Shauna Niequist has sold 1.3 million copies of such books as Bittersweet (2010) and Present over Perfect (2016), which dealt with seasons of change, healing from trauma and grief, and overcoming life’s hurdles. Now, the author is returning to familiar ground, but with a deeper sense of personal pain in her sixth trade book, I Guess I Haven’t Learned That Yet (Zondervan, April 12). Her latest title digs into overcoming change, particularly related to her father, former megachurch pastor Bill Hybels, a cross-country move, ongoing health problems, and the stress of raising children during a pandemic in an 825 square foot apartment.
“I’m in this funny place in my life where I just keep saying over and over, ‘I guess I haven’t learned that yet,’” Niequist tells PW. It’s what she told herself each time she faced a new challenge, and it helped rid her of the pressure of expectations. “The only way I could get started on this book was to walk through it as a learner and a listener with curiosity,” she says.
The main source of trauma for Niequist is what she describes as a “cataclysmic shift.” In 2018, a number of women affiliated with her father’s Chicago-based Willow Creek Community Church accused him of sexual misconduct. However, Niequist’s book doesn’t discuss the controversy around Hybels—in fact, there is no mention of the allegations against her father by name or the resulting investigation. Rather, Niequist focuses on her own story.
In late 2018, Niequist, her husband Aaron and their sons Henry and Mac left behind their close-knit community of family and friends in the Chicago suburbs to move to New York City, where Niequist and Aaron enrolled in a MA program at General Theological Seminary. “It was a really dramatic shift we encountered,” Niequist says of the move. One of the first challenges she faced was enrolling her children in school. Back home, the strong sense of community made her feel safe; she knew exactly where her children would be and who they’d be with. In their new school, the process felt abrupt and impersonal—all that was required was a birth certificate to get them set up the next day. “That felt like our first big hurdle, like we’re living on a different planet,” she says. It made her realize that there would be a lot of stark differences in her new life.

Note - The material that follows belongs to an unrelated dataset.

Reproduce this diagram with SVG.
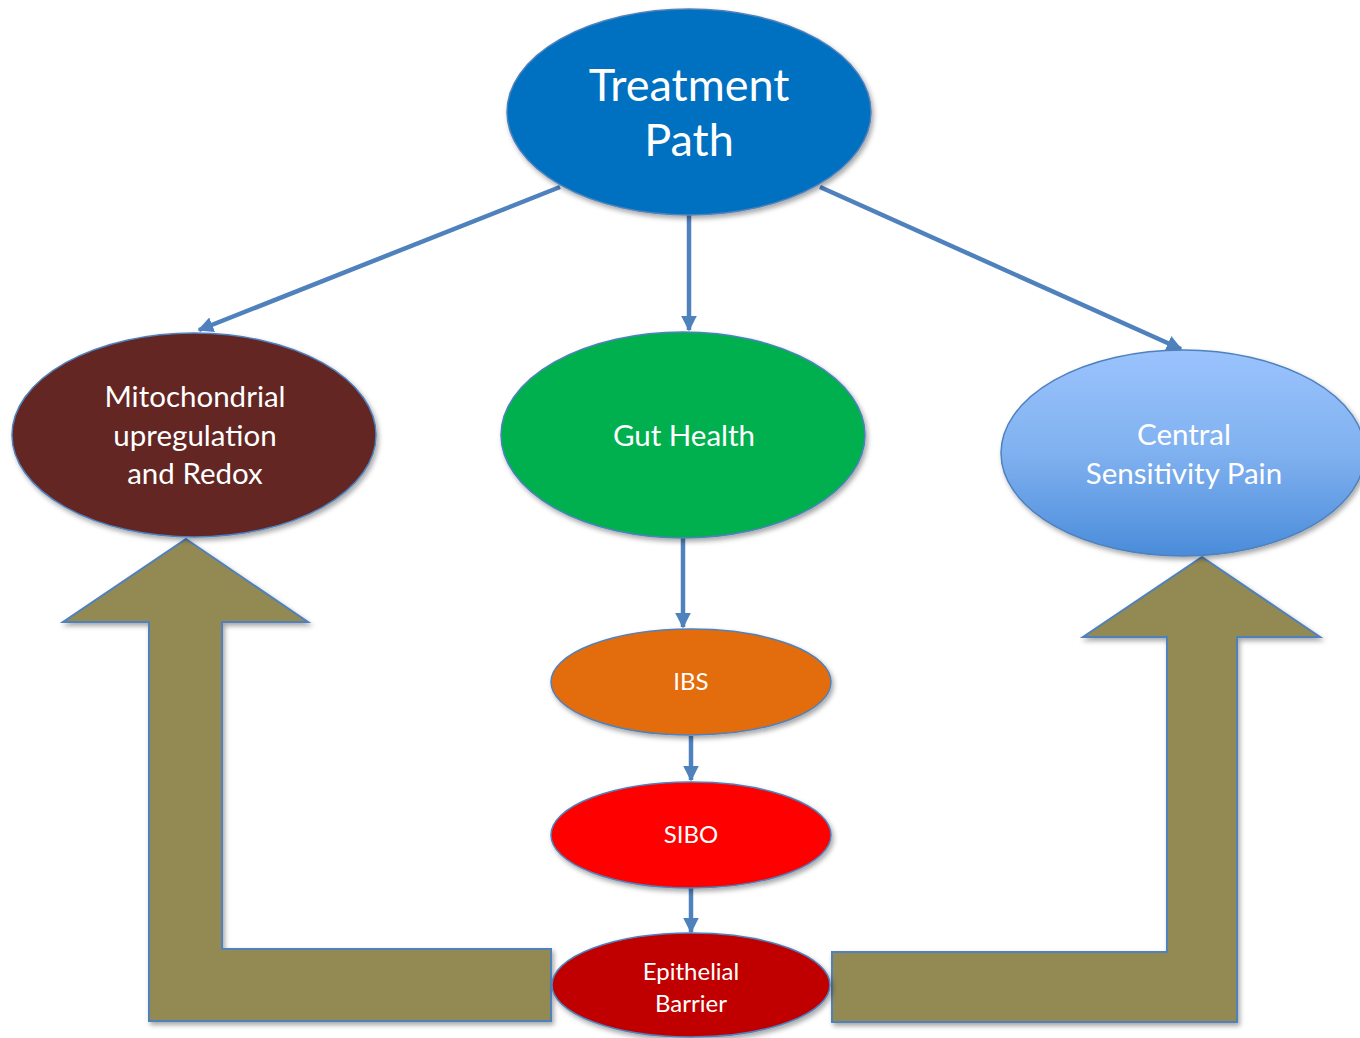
<svg xmlns="http://www.w3.org/2000/svg" width="1360" height="1038" viewBox="0 0 1360 1038">
<defs>
<style>
.n{stroke:#4F81BD;stroke-width:1.5;filter:url(#sh)}
.t{font-family:Lato,"Open Sans","Liberation Sans",sans-serif;fill:#fff;text-anchor:middle}
.c{stroke:#4F81BD;stroke-width:4.5;fill:none;marker-end:url(#ah)}
.big{fill:#938953;stroke:#4F81BD;stroke-width:2;filter:url(#sh)}
</style>
<marker id="ah" viewBox="0 0 10 10" refX="9" refY="5" markerWidth="3.5" markerHeight="3.5" orient="auto" markerUnits="strokeWidth">
<path d="M0,0 L10,5 L0,10 z" fill="#4F81BD"/>
</marker>
<filter id="sh" x="-10%" y="-10%" width="130%" height="130%">
<feDropShadow dx="2" dy="3" stdDeviation="2.5" flood-color="#000" flood-opacity="0.35"/>
</filter>
<linearGradient id="gb" x1="0" y1="0" x2="0" y2="1">
<stop offset="0" stop-color="#9AC3FD"/>
<stop offset="0.5" stop-color="#80B1F0"/>
<stop offset="1" stop-color="#4A8CDA"/>
</linearGradient>
</defs>
<rect width="1360" height="1038" fill="#fff"/>
<g id="arrow-left">
<polygon class="big" points="186,539 308,622 222,622 222,949 551,949 551,1021 149,1021 149,622 63,622"/>
</g>
<g id="arrow-right">
<polygon class="big" points="1202,557 1320,637 1237,637 1237,1022 832,1022 832,952 1167,952 1167,637 1083,637"/>
</g>
<g id="connectors">
<line class="c" x1="560" y1="187" x2="199" y2="330"/>
<line class="c" x1="689" y1="215" x2="689" y2="330"/>
<line class="c" x1="820" y1="187" x2="1181" y2="349"/>
<line class="c" x1="683" y1="538" x2="683" y2="627"/>
<line class="c" x1="691" y1="736" x2="691" y2="780"/>
<line class="c" x1="691" y1="888" x2="691" y2="932"/>
</g>
<g id="treatment">
<ellipse class="n" cx="689" cy="112" rx="182" ry="103" fill="#0070C0"/>
<text class="t" x="689" y="101" font-size="45">Treatment</text>
<text class="t" x="689" y="156" font-size="45">Path</text>
</g>
<g id="mito">
<ellipse class="n" cx="194" cy="435" rx="182" ry="102" fill="#632523"/>
<text class="t" x="195" y="407" font-size="29.5">Mitochondrial</text>
<text class="t" x="195" y="446" font-size="29.5">upregulation</text>
<text class="t" x="195" y="484" font-size="29.5">and Redox</text>
</g>
<g id="gut">
<ellipse class="n" cx="683" cy="435" rx="182" ry="103" fill="#00B050"/>
<text class="t" x="684" y="446" font-size="29.5">Gut Health</text>
</g>
<g id="central">
<ellipse class="n" cx="1183" cy="453" rx="182" ry="103" fill="url(#gb)"/>
<text class="t" x="1184" y="445" font-size="29.5">Central</text>
<text class="t" x="1184" y="484" font-size="29.5">Sensitivity Pain</text>
</g>
<g id="ibs">
<ellipse class="n" cx="691" cy="682" rx="140" ry="53" fill="#E36C0A"/>
<text class="t" x="691" y="690" font-size="24">IBS</text>
</g>
<g id="sibo">
<ellipse class="n" cx="691" cy="835" rx="140" ry="53" fill="#FF0000"/>
<text class="t" x="691" y="843" font-size="24">SIBO</text>
</g>
<g id="epithelial">
<ellipse class="n" cx="691" cy="985" rx="139" ry="52" fill="#C00000"/>
<text class="t" x="691" y="980" font-size="24">Epithelial</text>
<text class="t" x="691" y="1012" font-size="24">Barrier</text>
</g>
</svg>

Another shift she experienced was in her faith practice. “I grew up in a non-denominational Christian church in the Midwest. It was a church that my parents started—so I was used to being right at the center of it,” she says. When she made the move to New York City, she joined a much smaller church. Though it took some getting used to, she’s found joy in taking on a new role. “All of a sudden I have the tremendous luxury of getting to be a parishioner and a normal attendee,” she says.
Though there have been bright spots, the upheaval took its toll. “The most challenging thing has been the compounding changes and traumas,” she says. Not long after she arrived in New York, Niequist found out she was going through early menopause. Soon after, the pandemic hit, and her children were no longer able to attend school. She was also facing chronic pain. "It felt like whack-a-mole, once you get one thing sort of almost stabilized or you learn how to handle that, then there’s something new,” she says. Soldiering on through the deluge of challenges gave her “resilience fatigue.”
Carolyn McCready, executive editor at Zondervan who worked on several of Niequist’s past works, notes that though I Guess I Haven’t Learned That Yet was born out of pain, it’s not just “a slog through the land of disappointment.” Through the editing process, she found Niequist’s faith life and spiritual outlook to deepen, adding: “There are really beautiful sparks of joy in the book.”
If readers take one message away from her new book, Niequist hopes that it is: “You’re not alone.” And she’s careful to say that this work is not prescriptive. “I’m not writing as an expert, a guide, or a pastor, but a fellow traveler, holding out my hand so that we can walk together,” she says.
Niequist will be doing major press appearances, along with a book event at the 92nd Street Y in NYC with Savannah Guthrie on May 4, as well as an event in Nashville in April, according to the publisher.